Nissan Bluebird U13 is First Produced
The U13 series was launched in Japan in September 1991 as a four-door sedan and four-door hardtop.
The two models were visually distinct: the four-door sedan had curves where its U12 predecessor had edges, while the hardtop, called the Nissan Bluebird ARX, had more traditional styling. The Bluebird wagon was replaced by the new Nissan Avenir.
Several Japanese models included an All Wheel Drive version (ATTESA).
The Australian delivered U13 Bluebird was released in late 1993 and terminated in 1997. Series 1 ran from 1993 until 1995 while Series 2 ran from 1995 to 1997. Series 2 saw the addition of a driver's airbag, revised grille styling, and a seat belt warning light. The Series 1 LX model came equipped with cruise control standard but strangely it was an option on the Series 2.
The Australian U13 Bluebirds were available in three different models, LX—the base model but very well equipped, Ti— the luxury model, and the SSS—the sports model.
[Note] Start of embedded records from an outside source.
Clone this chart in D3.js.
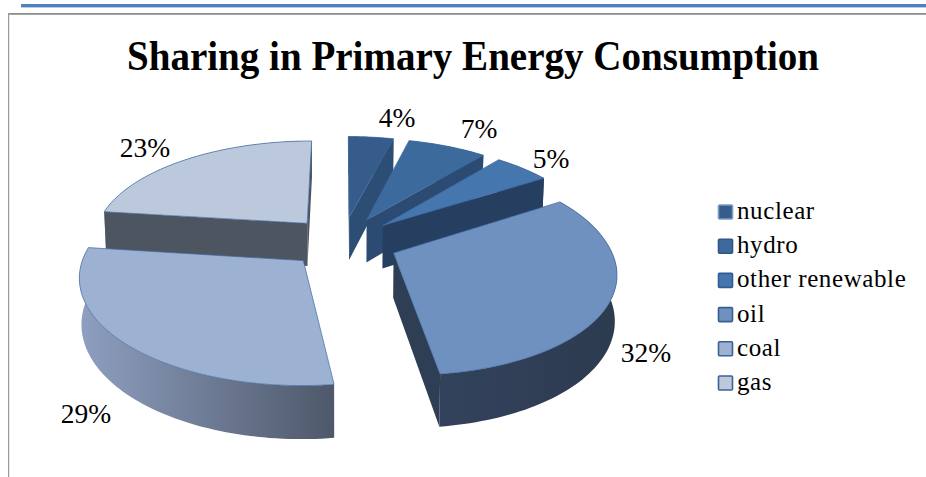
<!DOCTYPE html>
<html><head><meta charset="utf-8">
<script src="https://cdn.jsdelivr.net/npm/d3@7"></script>
<style>html,body{margin:0;padding:0;background:#fff;overflow:hidden}svg{display:block}text{font-family:"Liberation Serif",serif;fill:#000}</style>
</head><body><svg id="c" width="926" height="477"></svg>
<script>
const titleText = "Sharing in Primary Energy Consumption";
const categories = ["nuclear","hydro","other renewable","oil","coal","gas"];
const shares = [4,7,5,32,29,23];
const topColors  = ["#355c8a","#3d6a9d","#4676ae","#6f91c0","#9db1d2","#bcc9dd"];
const wallColors = ["#2c4d74","#2b4b72","#263e5f","#2e3e55","#566074","#4d5560"];
const rimFrom    = ["#34588a","#34588a","#2a4468","#33425c","#8e9fc0","#8d9ab0"];
const rimTo      = ["#2c4d74","#2c4d74","#263e5f","#2d3b50","#4e586a","#4d5560"];
const swatchEdge = ["#7c9bc4","#2f5788","#2f5c94","#365f94","#3a6296","#3a6296"];
const labelAnchor = [[397,127],[479,138],[551,168],[646,362],[86,423],[145,157]];

const drawOrder = [5,0,1,2,4,3];   // back to front
const cx = 342.5, cy = 242, R = 215, explode = 55, depth = 44, p = 0.0007, q = 0.465, shear = 0.02;

function project(X, Y, z) {
  const s = 1 / (1 - p * Y), k = z ? 0.992 : 1;
  return [cx + (X + shear * Math.max(Y, 0)) * s * k, cy + q * Y * s + z * s];
}
const svg = d3.select("#c");
const defs = svg.append("defs");

svg.append("rect").attr("x",21).attr("y",4).attr("width",905).attr("height",3.4).attr("fill","#4f81bd");
svg.append("rect").attr("x",8).attr("y",13).attr("width",918).attr("height",1.8).attr("fill","#8e8e8e");
svg.append("rect").attr("x",8).attr("y",13).attr("width",1.2).attr("height",464).attr("fill","#9a9a9a");

svg.append("text").attr("x",473).attr("y",70).attr("text-anchor","middle")
  .attr("font-size",42).attr("font-weight","bold")
  .attr("textLength",692).attr("lengthAdjust","spacingAndGlyphs").text(titleText);

const arcs = d3.pie().sort(null).startAngle(0).endAngle(2*Math.PI)(shares);
const line = d3.line();

drawOrder.forEach(i => {
  const a = arcs[i], mid = (a.startAngle + a.endAngle) / 2;
  const ox = explode * Math.sin(mid), oy = -explode * Math.cos(mid);
  const ground = (ang, r) => [ox + r * Math.sin(ang), oy - r * Math.cos(ang)];
  const n = Math.max(6, Math.ceil((a.endAngle - a.startAngle) * 40));
  const angs = d3.range(n + 1).map(j => a.startAngle + (a.endAngle - a.startAngle) * j / n);
  const rimG = angs.map(t => ground(t, R));
  const top = rimG.map(g => project(g[0], g[1], 0));
  const bot = rimG.map(g => project(g[0], g[1], depth));
  const apexT = project(ox, oy, 0), apexB = project(ox, oy, depth);
  const g = svg.append("g");

  const xs = top.concat(bot).map(d => d[0]);
  const id = "rim" + i;
  const lg = defs.append("linearGradient").attr("id", id).attr("gradientUnits","userSpaceOnUse")
    .attr("x1", d3.min(xs)).attr("x2", d3.max(xs)).attr("y1",0).attr("y2",0);
  lg.append("stop").attr("offset",0).attr("stop-color", rimFrom[i]);
  lg.append("stop").attr("offset",1).attr("stop-color", rimTo[i]);
  g.append("path").attr("d", line(top.concat(bot.slice().reverse())) + "Z").attr("fill", `url(#${id})`);

  const wallS = [apexT, top[0], bot[0], apexB];
  const wallE = [top[n], apexT, apexB, bot[n]];
  [wallS, wallE].forEach(w => {
    if (d3.polygonArea(w) > 0) g.append("path").attr("d", line(w) + "Z").attr("fill", wallColors[i]);
  });

  g.append("path").attr("d", line([apexT].concat(top)) + "Z")
    .attr("fill", topColors[i]).attr("stroke", "#3f6aa0").attr("stroke-width", 0.7).attr("stroke-linejoin","round");
});

shares.forEach((v,i) => {
  svg.append("text").attr("x",labelAnchor[i][0]).attr("y",labelAnchor[i][1])
    .attr("text-anchor","middle").attr("font-size",27.5).text(v + "%");
});

const ly = d3.scalePoint().domain(categories).range([212,383]);
categories.forEach((c,i) => {
  svg.append("rect").attr("x",718.5).attr("y",ly(c)-7).attr("width",14).attr("height",14).attr("rx",1)
    .attr("fill",topColors[i]).attr("stroke",swatchEdge[i]).attr("stroke-width",1.6);
  svg.append("text").attr("x",737).attr("y",ly(c)+7).attr("font-size",25).attr("letter-spacing",0.6).text(c);
});
</script></body></html>
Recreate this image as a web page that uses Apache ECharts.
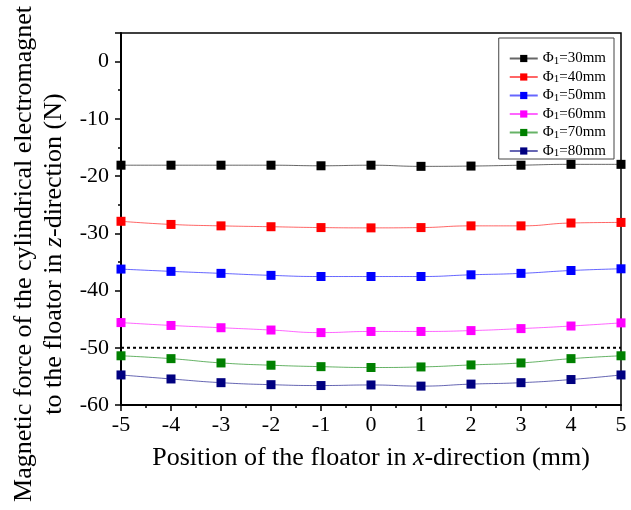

The U13 Bluebird was introduced in New Zealand during 1993, and was produced at Nissan's assembly plant in South Auckland until 1997, when it was replaced by the Primera. New Zealand models were; S (base model), SE (mid-spec), SES (sport) and SEL (luxury).
Compared to the LX, the Ti had climate control, a sunroof, woodgrain styling, and gear selector display on the instrument cluster (automatic models only). while comparing the LX to the SSS, the SSS had a HUD (heads-up display—digital speedo on windscreen), climate control, fog lights, ski-port, woodgrain styling, and gear selector display on the instrument cluster (automatic models only).
Despite there being a sports model (SSS), the LX was the fastest of the Australian models due to having the least weight.
The US-built U13 (Nissan Altima) was released in 1993 and was similar to the Australian U13.
The engine used in the Australian and US U13 models was the KA24DE (112 kW, 210 Nm of torque).
The engines used in the Japanese models ranged greatly in capacity and type. The SSS ATTESA LTD model used a redtop SR20DET (154 kW/206 hp). This was a similar engine/drivetrain package to the Pulsar GTi-R (169 kW). It had only a single throttle body as opposed the GTi-R multiple throttle body, smaller bearings, hydraulic rather than solid lifters, and a smaller turbo. The GTi-R had a large top mount intercooler, while the SSS ATTESA LTD had a smaller front mount intercooler. The Bluebird SSS was set apart from the North American Altima in that not only having the SR20DET and AWD ATTESA as an option, it also had power folding retracting mirrors (some heated) and a rear wiper if equipped with a spoiler.
EQ7200 series Nissan Motor signed an agreement with Dongfeng Motor Co. of China, to build the Bluebird there in the early 2000s. It was the U13 model that was chosen, and is sold there as the Nissan Bluebird.
Yulon Motor, the Taiwan-based automaker, developed this variant of the U13, called the EQ7200-II series, in 2001. This featured a U13 central section but heavily revised front and rear ends. However, the centre of the car remains the same, and the 2,620 mm wheelbase is retained. No mention of the Taiwanese connection was made in advertising in mainland China.
The EQ7200-II was built until 2003, when it was replaced by a revised EQ7200-III model.
The car is considerably longer at 4,664 mm, as opposed to the original U13's 4,585 mm.
These Chinese models used a Chinese built SR20DE.
REPLACING the unloved U12 Pintara, the U13 Bluebird was fully imported from Japan.
It sported the faddish "organic look" popular at the time, which was the work of its Californian design studio.
Only the single four-door body style was available here, in base LX, luxury Ti and sporty SSS models.
All were powered by a 112kW/210 2.4-litre twin-cam 16-valve KA24DE four-cylinder version of the old Pintara 2.4’s unit, allied to a five-speed manual or four-speed automatic gearbox.
Dynamics and refinement were greatly improved – the upshot of the return of independent rear suspension – while some of the Bluebird’s more advanced features included a viscous limited slip differential and “Head Up Display” instrumentation, which reflected some its information onto the inside of the windscreen.
From April ’95, a driver’s side airbag was added, while cruise control disappeared in the LX, as part of a wide-range facelift that included a new front grille, revised badging and new colours.
The U13 Bluebird sales were strong in Western markets but not in conservative Japan.